▶ TASK INSTRUCTIONS: Reproduce this listing in full.

⟨

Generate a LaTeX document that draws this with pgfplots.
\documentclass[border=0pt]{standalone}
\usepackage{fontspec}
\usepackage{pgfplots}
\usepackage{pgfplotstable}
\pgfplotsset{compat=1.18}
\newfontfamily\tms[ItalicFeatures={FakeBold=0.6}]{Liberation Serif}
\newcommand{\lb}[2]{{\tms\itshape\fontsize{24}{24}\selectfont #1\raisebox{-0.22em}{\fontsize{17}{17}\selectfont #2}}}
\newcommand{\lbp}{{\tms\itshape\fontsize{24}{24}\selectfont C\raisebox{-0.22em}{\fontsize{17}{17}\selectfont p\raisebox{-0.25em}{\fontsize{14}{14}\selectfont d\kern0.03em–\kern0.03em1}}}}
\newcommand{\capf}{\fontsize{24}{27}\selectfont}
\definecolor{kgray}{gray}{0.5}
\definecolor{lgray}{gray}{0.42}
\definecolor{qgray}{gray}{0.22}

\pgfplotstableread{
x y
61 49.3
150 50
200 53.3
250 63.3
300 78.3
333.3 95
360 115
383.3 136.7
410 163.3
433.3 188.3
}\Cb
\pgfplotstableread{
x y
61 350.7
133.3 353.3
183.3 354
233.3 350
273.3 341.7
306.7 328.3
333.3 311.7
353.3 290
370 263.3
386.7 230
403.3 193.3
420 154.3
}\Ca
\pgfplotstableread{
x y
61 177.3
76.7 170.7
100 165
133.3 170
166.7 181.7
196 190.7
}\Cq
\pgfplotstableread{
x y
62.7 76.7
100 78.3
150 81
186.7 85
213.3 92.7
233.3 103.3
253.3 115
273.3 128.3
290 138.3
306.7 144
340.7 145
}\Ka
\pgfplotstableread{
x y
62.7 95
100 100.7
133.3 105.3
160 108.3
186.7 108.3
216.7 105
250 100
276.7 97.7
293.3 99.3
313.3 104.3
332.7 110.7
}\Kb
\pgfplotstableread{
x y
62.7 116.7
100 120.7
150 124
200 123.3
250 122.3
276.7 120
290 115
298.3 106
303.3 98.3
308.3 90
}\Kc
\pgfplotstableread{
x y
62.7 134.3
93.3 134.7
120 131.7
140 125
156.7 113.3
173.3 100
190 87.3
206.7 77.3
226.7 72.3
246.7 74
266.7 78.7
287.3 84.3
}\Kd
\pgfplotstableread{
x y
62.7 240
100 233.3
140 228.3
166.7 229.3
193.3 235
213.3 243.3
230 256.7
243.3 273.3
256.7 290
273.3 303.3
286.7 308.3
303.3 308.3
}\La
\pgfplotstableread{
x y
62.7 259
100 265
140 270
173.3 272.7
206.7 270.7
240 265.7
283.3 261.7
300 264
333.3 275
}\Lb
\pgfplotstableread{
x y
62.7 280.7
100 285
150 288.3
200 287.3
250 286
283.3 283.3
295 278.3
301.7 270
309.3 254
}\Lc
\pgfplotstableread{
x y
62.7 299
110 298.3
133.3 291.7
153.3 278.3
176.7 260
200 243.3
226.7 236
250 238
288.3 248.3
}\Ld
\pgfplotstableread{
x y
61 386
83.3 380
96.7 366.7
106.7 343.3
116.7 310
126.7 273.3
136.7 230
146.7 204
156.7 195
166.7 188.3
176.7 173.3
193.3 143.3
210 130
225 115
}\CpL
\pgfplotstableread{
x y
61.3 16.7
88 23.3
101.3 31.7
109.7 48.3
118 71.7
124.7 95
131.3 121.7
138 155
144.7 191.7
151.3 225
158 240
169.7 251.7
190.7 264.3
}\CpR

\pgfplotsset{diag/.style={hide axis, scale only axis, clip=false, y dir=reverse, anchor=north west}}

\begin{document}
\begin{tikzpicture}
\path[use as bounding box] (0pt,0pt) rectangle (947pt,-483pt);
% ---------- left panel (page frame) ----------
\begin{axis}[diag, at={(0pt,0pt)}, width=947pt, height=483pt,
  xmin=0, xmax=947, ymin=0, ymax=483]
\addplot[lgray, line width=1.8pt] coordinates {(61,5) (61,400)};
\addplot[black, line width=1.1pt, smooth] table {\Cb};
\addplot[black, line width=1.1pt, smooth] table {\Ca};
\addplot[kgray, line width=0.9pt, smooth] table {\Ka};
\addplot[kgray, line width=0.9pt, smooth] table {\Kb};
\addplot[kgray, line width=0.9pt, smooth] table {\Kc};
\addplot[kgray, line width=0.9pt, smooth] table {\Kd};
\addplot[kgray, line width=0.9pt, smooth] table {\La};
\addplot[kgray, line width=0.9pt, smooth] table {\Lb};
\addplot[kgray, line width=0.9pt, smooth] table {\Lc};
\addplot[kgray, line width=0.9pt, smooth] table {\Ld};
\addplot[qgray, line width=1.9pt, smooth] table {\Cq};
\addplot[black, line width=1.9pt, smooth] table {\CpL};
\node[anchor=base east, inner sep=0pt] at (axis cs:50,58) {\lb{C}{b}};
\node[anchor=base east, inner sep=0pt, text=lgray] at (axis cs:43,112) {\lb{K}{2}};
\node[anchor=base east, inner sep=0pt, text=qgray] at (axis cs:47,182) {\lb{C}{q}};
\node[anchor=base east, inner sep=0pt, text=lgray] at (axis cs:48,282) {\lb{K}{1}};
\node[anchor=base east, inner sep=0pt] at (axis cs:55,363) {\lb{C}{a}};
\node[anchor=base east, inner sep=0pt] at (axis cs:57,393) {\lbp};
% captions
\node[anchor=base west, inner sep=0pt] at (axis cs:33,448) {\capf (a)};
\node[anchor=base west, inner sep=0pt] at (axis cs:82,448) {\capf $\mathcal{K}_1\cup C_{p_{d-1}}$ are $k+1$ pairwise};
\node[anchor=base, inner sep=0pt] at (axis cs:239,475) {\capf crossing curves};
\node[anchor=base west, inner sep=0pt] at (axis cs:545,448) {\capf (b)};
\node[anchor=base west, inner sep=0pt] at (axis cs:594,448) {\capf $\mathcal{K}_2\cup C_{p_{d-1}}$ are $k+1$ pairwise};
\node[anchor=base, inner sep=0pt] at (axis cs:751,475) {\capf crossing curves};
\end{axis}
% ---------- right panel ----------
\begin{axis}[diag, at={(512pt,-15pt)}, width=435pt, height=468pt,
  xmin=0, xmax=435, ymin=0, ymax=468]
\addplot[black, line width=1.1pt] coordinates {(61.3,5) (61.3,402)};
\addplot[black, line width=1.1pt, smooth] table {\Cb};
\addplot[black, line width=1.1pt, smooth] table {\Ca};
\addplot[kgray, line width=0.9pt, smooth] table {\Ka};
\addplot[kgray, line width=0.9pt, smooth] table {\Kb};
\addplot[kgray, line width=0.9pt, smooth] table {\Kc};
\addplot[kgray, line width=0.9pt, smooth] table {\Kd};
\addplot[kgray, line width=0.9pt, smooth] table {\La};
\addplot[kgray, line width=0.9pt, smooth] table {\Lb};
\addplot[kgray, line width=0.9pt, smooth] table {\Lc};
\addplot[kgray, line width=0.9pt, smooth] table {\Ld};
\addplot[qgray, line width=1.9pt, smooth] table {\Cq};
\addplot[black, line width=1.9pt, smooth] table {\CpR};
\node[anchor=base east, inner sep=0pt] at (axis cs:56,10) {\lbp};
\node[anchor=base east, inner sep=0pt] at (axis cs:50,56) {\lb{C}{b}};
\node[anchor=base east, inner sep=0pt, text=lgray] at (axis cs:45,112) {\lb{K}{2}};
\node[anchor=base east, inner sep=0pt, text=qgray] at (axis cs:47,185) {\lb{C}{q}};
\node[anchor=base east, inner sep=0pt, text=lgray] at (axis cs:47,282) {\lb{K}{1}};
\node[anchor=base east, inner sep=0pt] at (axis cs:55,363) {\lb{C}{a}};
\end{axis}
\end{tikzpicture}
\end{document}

⟩

▶ RESPONSE BELOW:
Generate a LaTeX document that draws this with pgfplots.
\documentclass[border=0pt]{standalone}
\usepackage{fontspec}
\usepackage{pgfplots}
\usepackage{pgfplotstable}
\pgfplotsset{compat=1.18}
\newfontfamily\tms[ItalicFeatures={FakeBold=0.6}]{Liberation Serif}
\newcommand{\lb}[2]{{\tms\itshape\fontsize{24}{24}\selectfont #1\raisebox{-0.22em}{\fontsize{17}{17}\selectfont #2}}}
\newcommand{\lbp}{{\tms\itshape\fontsize{24}{24}\selectfont C\raisebox{-0.22em}{\fontsize{17}{17}\selectfont p\raisebox{-0.25em}{\fontsize{14}{14}\selectfont d\kern0.03em–\kern0.03em1}}}}
\newcommand{\capf}{\fontsize{24}{27}\selectfont}
\definecolor{kgray}{gray}{0.5}
\definecolor{lgray}{gray}{0.42}
\definecolor{qgray}{gray}{0.22}

\pgfplotstableread{
x y
61 49.3
150 50
200 53.3
250 63.3
300 78.3
333.3 95
360 115
383.3 136.7
410 163.3
433.3 188.3
}\Cb
\pgfplotstableread{
x y
61 350.7
133.3 353.3
183.3 354
233.3 350
273.3 341.7
306.7 328.3
333.3 311.7
353.3 290
370 263.3
386.7 230
403.3 193.3
420 154.3
}\Ca
\pgfplotstableread{
x y
61 177.3
76.7 170.7
100 165
133.3 170
166.7 181.7
196 190.7
}\Cq
\pgfplotstableread{
x y
62.7 76.7
100 78.3
150 81
186.7 85
213.3 92.7
233.3 103.3
253.3 115
273.3 128.3
290 138.3
306.7 144
340.7 145
}\Ka
\pgfplotstableread{
x y
62.7 95
100 100.7
133.3 105.3
160 108.3
186.7 108.3
216.7 105
250 100
276.7 97.7
293.3 99.3
313.3 104.3
332.7 110.7
}\Kb
\pgfplotstableread{
x y
62.7 116.7
100 120.7
150 124
200 123.3
250 122.3
276.7 120
290 115
298.3 106
303.3 98.3
308.3 90
}\Kc
\pgfplotstableread{
x y
62.7 134.3
93.3 134.7
120 131.7
140 125
156.7 113.3
173.3 100
190 87.3
206.7 77.3
226.7 72.3
246.7 74
266.7 78.7
287.3 84.3
}\Kd
\pgfplotstableread{
x y
62.7 240
100 233.3
140 228.3
166.7 229.3
193.3 235
213.3 243.3
230 256.7
243.3 273.3
256.7 290
273.3 303.3
286.7 308.3
303.3 308.3
}\La
\pgfplotstableread{
x y
62.7 259
100 265
140 270
173.3 272.7
206.7 270.7
240 265.7
283.3 261.7
300 264
333.3 275
}\Lb
\pgfplotstableread{
x y
62.7 280.7
100 285
150 288.3
200 287.3
250 286
283.3 283.3
295 278.3
301.7 270
309.3 254
}\Lc
\pgfplotstableread{
x y
62.7 299
110 298.3
133.3 291.7
153.3 278.3
176.7 260
200 243.3
226.7 236
250 238
288.3 248.3
}\Ld
\pgfplotstableread{
x y
61 386
83.3 380
96.7 366.7
106.7 343.3
116.7 310
126.7 273.3
136.7 230
146.7 204
156.7 195
166.7 188.3
176.7 173.3
193.3 143.3
210 130
225 115
}\CpL
\pgfplotstableread{
x y
61.3 16.7
88 23.3
101.3 31.7
109.7 48.3
118 71.7
124.7 95
131.3 121.7
138 155
144.7 191.7
151.3 225
158 240
169.7 251.7
190.7 264.3
}\CpR

\pgfplotsset{diag/.style={hide axis, scale only axis, clip=false, y dir=reverse, anchor=north west}}

\begin{document}
\begin{tikzpicture}
\path[use as bounding box] (0pt,0pt) rectangle (947pt,-483pt);
% ---------- left panel (page frame) ----------
\begin{axis}[diag, at={(0pt,0pt)}, width=947pt, height=483pt,
  xmin=0, xmax=947, ymin=0, ymax=483]
\addplot[lgray, line width=1.8pt] coordinates {(61,5) (61,400)};
\addplot[black, line width=1.1pt, smooth] table {\Cb};
\addplot[black, line width=1.1pt, smooth] table {\Ca};
\addplot[kgray, line width=0.9pt, smooth] table {\Ka};
\addplot[kgray, line width=0.9pt, smooth] table {\Kb};
\addplot[kgray, line width=0.9pt, smooth] table {\Kc};
\addplot[kgray, line width=0.9pt, smooth] table {\Kd};
\addplot[kgray, line width=0.9pt, smooth] table {\La};
\addplot[kgray, line width=0.9pt, smooth] table {\Lb};
\addplot[kgray, line width=0.9pt, smooth] table {\Lc};
\addplot[kgray, line width=0.9pt, smooth] table {\Ld};
\addplot[qgray, line width=1.9pt, smooth] table {\Cq};
\addplot[black, line width=1.9pt, smooth] table {\CpL};
\node[anchor=base east, inner sep=0pt] at (axis cs:50,58) {\lb{C}{b}};
\node[anchor=base east, inner sep=0pt, text=lgray] at (axis cs:43,112) {\lb{K}{2}};
\node[anchor=base east, inner sep=0pt, text=qgray] at (axis cs:47,182) {\lb{C}{q}};
\node[anchor=base east, inner sep=0pt, text=lgray] at (axis cs:48,282) {\lb{K}{1}};
\node[anchor=base east, inner sep=0pt] at (axis cs:55,363) {\lb{C}{a}};
\node[anchor=base east, inner sep=0pt] at (axis cs:57,393) {\lbp};
% captions
\node[anchor=base west, inner sep=0pt] at (axis cs:33,448) {\capf (a)};
\node[anchor=base west, inner sep=0pt] at (axis cs:82,448) {\capf $\mathcal{K}_1\cup C_{p_{d-1}}$ are $k+1$ pairwise};
\node[anchor=base, inner sep=0pt] at (axis cs:239,475) {\capf crossing curves};
\node[anchor=base west, inner sep=0pt] at (axis cs:545,448) {\capf (b)};
\node[anchor=base west, inner sep=0pt] at (axis cs:594,448) {\capf $\mathcal{K}_2\cup C_{p_{d-1}}$ are $k+1$ pairwise};
\node[anchor=base, inner sep=0pt] at (axis cs:751,475) {\capf crossing curves};
\end{axis}
% ---------- right panel ----------
\begin{axis}[diag, at={(512pt,-15pt)}, width=435pt, height=468pt,
  xmin=0, xmax=435, ymin=0, ymax=468]
\addplot[black, line width=1.1pt] coordinates {(61.3,5) (61.3,402)};
\addplot[black, line width=1.1pt, smooth] table {\Cb};
\addplot[black, line width=1.1pt, smooth] table {\Ca};
\addplot[kgray, line width=0.9pt, smooth] table {\Ka};
\addplot[kgray, line width=0.9pt, smooth] table {\Kb};
\addplot[kgray, line width=0.9pt, smooth] table {\Kc};
\addplot[kgray, line width=0.9pt, smooth] table {\Kd};
\addplot[kgray, line width=0.9pt, smooth] table {\La};
\addplot[kgray, line width=0.9pt, smooth] table {\Lb};
\addplot[kgray, line width=0.9pt, smooth] table {\Lc};
\addplot[kgray, line width=0.9pt, smooth] table {\Ld};
\addplot[qgray, line width=1.9pt, smooth] table {\Cq};
\addplot[black, line width=1.9pt, smooth] table {\CpR};
\node[anchor=base east, inner sep=0pt] at (axis cs:56,10) {\lbp};
\node[anchor=base east, inner sep=0pt] at (axis cs:50,56) {\lb{C}{b}};
\node[anchor=base east, inner sep=0pt, text=lgray] at (axis cs:45,112) {\lb{K}{2}};
\node[anchor=base east, inner sep=0pt, text=qgray] at (axis cs:47,185) {\lb{C}{q}};
\node[anchor=base east, inner sep=0pt, text=lgray] at (axis cs:47,282) {\lb{K}{1}};
\node[anchor=base east, inner sep=0pt] at (axis cs:55,363) {\lb{C}{a}};
\end{axis}
\end{tikzpicture}
\end{document}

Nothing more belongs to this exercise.